Tesla’s stock experienced a decline following the release of its earnings report on Tuesday afternoon, despite the company surpassing sales expectations. The electric vehicle (EV) manufacturer continues to face a prolonged profit downturn that is significantly affecting its market valuation. For the second quarter, Tesla reported earnings per share (EPS) of $0.52, falling short of the consensus analyst forecast of $0.61. This EPS figure represents a substantial 43% decrease from the $0.91 EPS reported for the same period in 2023. It also marks the fourth consecutive quarter of negative profit growth for Tesla, highlighting an ongoing trend of diminishing profitability for the company. Despite the revenue of $25.5 billion exceeding analysts’ expectations of $24.5 billion and showing a 2% increase compared to the previous year, it was insufficient to offset the impact of declining earnings. Consequently, Tesla’s stock, known for its volatility, dropped approximately 3% following the mixed earnings release, reflecting investor concerns about the sustainability of Tesla’s profit growth.
Earlier in the month, Tesla had announced that it delivered 444,000 vehicles during the second quarter. Although this figure represents a 5% decrease from the 466,000 vehicles delivered in Q2 2023, it surpassed analysts’ forecasts and marked a more moderate decline compared to the 9% year-over-year drop recorded in the first quarter of 2024. This positive news about vehicle deliveries initially boosted Tesla’s stock, which saw a 7% increase over the three weeks between the delivery announcement and the earnings report. This uptick in stock price helped to reverse a 16% decline observed earlier in the year, leading to a near-flat return. Nevertheless, Tesla’s shares, closing just below $250 at the end of Tuesday’s trading, remain significantly down—almost 40%—from their peak of over $400 in late 2021. This drop contrasts sharply with the S&P 500 index’s 22% gain over the same period, reflecting the challenges Tesla faces in regaining its previous valuation heights. Despite these financial struggles, Tesla CEO Elon Musk, who holds a 13% stake in the company, continues to be the wealthiest individual globally, with an estimated net worth of $250 billion.
Tesla’s adjusted EPS for the first half of 2024 is more than 40% lower than the same period in 2023. This considerable decline is largely due to a combination of fewer vehicle deliveries and a global reduction in prices, driven by intensified competition within the electric vehicle market. The increased presence of rival companies and the push for more affordable EVs have put additional pressure on Tesla’s pricing strategy and overall profitability. As competition in the EV sector continues to escalate, Tesla faces significant challenges in maintaining its market share and achieving profitable growth.
Looking forward, the primary concern for Tesla is whether it can return to a growth trajectory following four consecutive quarters of year-over-year earnings declines.

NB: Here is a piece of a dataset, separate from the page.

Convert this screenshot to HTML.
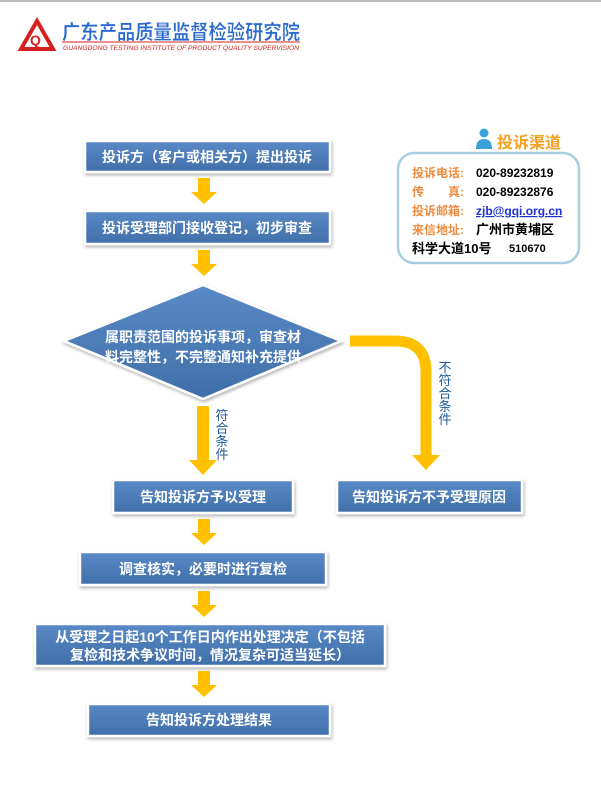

Analysts are cautiously optimistic, with forecasts suggesting that Tesla could achieve positive EPS growth by the fourth quarter of 2024. However, they do not anticipate the company will surpass its record profit levels achieved in 2022 until at least 2026. This projection indicates a prolonged period of financial recovery and stabilization, with Tesla needing to address various operational and market challenges to regain its profitability.
In a broader context, Tesla’s involvement with political figures has added another layer of complexity to its narrative. CEO Elon Musk, who also owns the social media platform X, has recently endorsed Republican presidential candidate Donald Trump. Musk’s endorsement and his reported plans to donate $45 million monthly to groups supporting Trump have generated significant attention. This move is somewhat surprising given Trump’s previous criticisms of electric vehicles and personal jabs at both Musk and Tesla. Nonetheless, some analysts believe that a Trump presidency could ultimately benefit Tesla. They argue that even if Trump were to eliminate EV tax credits, which currently stimulate demand, his administration’s potential tariffs on Chinese imports could hinder cheaper EV competitors like BYD and NIO from entering the U.S. market. This protectionist stance might inadvertently create a more favorable competitive environment for Tesla, despite the ongoing challenges in its financial performance.